There is no nice way to say it, but the chances are good that a divorce will impact your retirement savings. 401(k)s and IRAs are not protected assets in a divorce settlement. Any retirement funds that you have accrued throughout the course of your career are subject to equitable distribution. Those who have gone through a divorce are 7% more likely to not have any retirement savings and wealth and earnings are typically lower among divorcees than the general population.
Money problems are different for every couple and different types of divorce will require a different level of financial commitment. A drawn-out litigated divorce will cost a lot in attorney and court fees. Mediation, on the other hand, allows a divorcing coupe a more cost-effective means of coming to a divorce agreement. Mediation is not appropriate for every divorce, though, and high-asset divorces can get financially messy very quickly.
The question then becomes: How can I protect my retirement savings in divorce? We have some potential answers to that question.
What Assets are Subject to Division in a Divorce?
Any assets accrued during your marriage is a part of the marital estate. The marital estate is what is divided during a divorce. Indiana follows the rule of equitable distribution. The court will decide what it takes to ensure that both spouses are on their feet post-divorce. That means you could end up relinquishing more than 50% of your marital estate. This includes retirement funds. The only way around this is with a prenuptial agreement.

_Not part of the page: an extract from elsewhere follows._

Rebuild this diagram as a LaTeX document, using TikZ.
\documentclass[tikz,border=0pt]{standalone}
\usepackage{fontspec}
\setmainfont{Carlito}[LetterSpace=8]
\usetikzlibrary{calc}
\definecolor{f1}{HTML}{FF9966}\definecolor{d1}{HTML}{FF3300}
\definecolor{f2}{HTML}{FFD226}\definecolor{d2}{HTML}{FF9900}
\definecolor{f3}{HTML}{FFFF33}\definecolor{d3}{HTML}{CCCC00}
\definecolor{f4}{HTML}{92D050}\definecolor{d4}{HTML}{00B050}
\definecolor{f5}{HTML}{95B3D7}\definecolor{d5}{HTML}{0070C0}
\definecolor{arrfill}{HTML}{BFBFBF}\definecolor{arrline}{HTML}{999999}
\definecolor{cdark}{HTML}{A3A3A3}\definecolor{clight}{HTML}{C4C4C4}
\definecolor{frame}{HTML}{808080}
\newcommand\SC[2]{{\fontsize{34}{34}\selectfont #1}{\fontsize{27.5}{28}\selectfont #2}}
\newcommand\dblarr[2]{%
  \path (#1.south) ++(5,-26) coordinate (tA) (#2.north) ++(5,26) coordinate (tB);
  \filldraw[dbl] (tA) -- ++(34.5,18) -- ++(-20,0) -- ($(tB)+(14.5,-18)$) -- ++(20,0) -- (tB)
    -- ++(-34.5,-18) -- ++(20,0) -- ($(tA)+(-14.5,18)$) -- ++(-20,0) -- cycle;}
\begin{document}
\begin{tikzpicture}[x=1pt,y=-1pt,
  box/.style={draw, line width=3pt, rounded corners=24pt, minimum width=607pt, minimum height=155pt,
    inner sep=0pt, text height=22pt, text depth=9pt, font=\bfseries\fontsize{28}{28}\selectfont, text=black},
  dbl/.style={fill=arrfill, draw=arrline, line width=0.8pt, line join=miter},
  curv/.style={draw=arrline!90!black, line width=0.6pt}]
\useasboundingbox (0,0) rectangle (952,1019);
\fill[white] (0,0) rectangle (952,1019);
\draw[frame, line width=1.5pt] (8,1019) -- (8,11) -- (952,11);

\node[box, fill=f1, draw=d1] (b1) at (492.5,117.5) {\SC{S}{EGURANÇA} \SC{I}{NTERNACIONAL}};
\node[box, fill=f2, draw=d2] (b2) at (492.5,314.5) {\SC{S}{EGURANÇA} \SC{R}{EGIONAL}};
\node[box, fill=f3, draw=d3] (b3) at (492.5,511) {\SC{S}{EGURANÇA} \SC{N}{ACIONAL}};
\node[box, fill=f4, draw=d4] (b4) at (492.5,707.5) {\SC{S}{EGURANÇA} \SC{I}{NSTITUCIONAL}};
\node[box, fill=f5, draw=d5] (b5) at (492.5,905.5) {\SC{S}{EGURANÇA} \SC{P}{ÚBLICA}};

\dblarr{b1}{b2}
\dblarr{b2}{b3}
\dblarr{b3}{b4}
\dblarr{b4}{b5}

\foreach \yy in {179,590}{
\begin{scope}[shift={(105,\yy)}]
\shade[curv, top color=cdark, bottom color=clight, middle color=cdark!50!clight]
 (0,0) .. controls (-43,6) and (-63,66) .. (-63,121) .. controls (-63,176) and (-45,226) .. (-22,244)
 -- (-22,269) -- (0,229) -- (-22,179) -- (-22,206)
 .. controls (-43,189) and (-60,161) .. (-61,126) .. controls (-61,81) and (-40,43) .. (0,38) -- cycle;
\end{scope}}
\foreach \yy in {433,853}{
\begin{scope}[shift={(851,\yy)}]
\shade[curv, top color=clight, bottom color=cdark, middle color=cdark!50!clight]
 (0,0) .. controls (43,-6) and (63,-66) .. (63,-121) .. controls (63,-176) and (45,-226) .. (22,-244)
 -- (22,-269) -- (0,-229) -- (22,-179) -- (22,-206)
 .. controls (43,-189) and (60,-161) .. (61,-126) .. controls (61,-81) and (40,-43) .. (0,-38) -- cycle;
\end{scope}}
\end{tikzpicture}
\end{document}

What Happens to IRAs and 401(k)s in Divorce?
Any funds contributed during the marriage are part of the marital estate and subject to equitable distribution. Divorce is one of the only times that an individual can access the funds of an IRA or 401(k) without the fear of penalty.
Divesting a percentage of an IRA or 401(k) is tricky because federal and state laws apply. Further, investment accounts may be tied to the stock market making their value variable over time. These accounts can only be divided with the aid of a Qualified Domestic Relations Order (QDRO). The QDRO directs the retirement plan administrator on how to divest a percentage of the retirement account. These documents are often so complicated that QDRO specialists are sometimes required to draft them.
What if I Cash Out My Retirement Accounts Before Divorce?
Not a good idea. If you do that, not only will you be required to pay penalties for cashing out the retirement plan early, but the value of the retirement account will still be part of the marital estate whether you spent it or not. In other words, your spouse can still recover half of the funds you cashed out regardless of whether or not you have access to them.
The best way to protect your retirement account is with a prenuptial agreement. Alternatively, retirement accounts can be protected by offering alimony or assets in equal share to that which would be signed over in the divorce decree.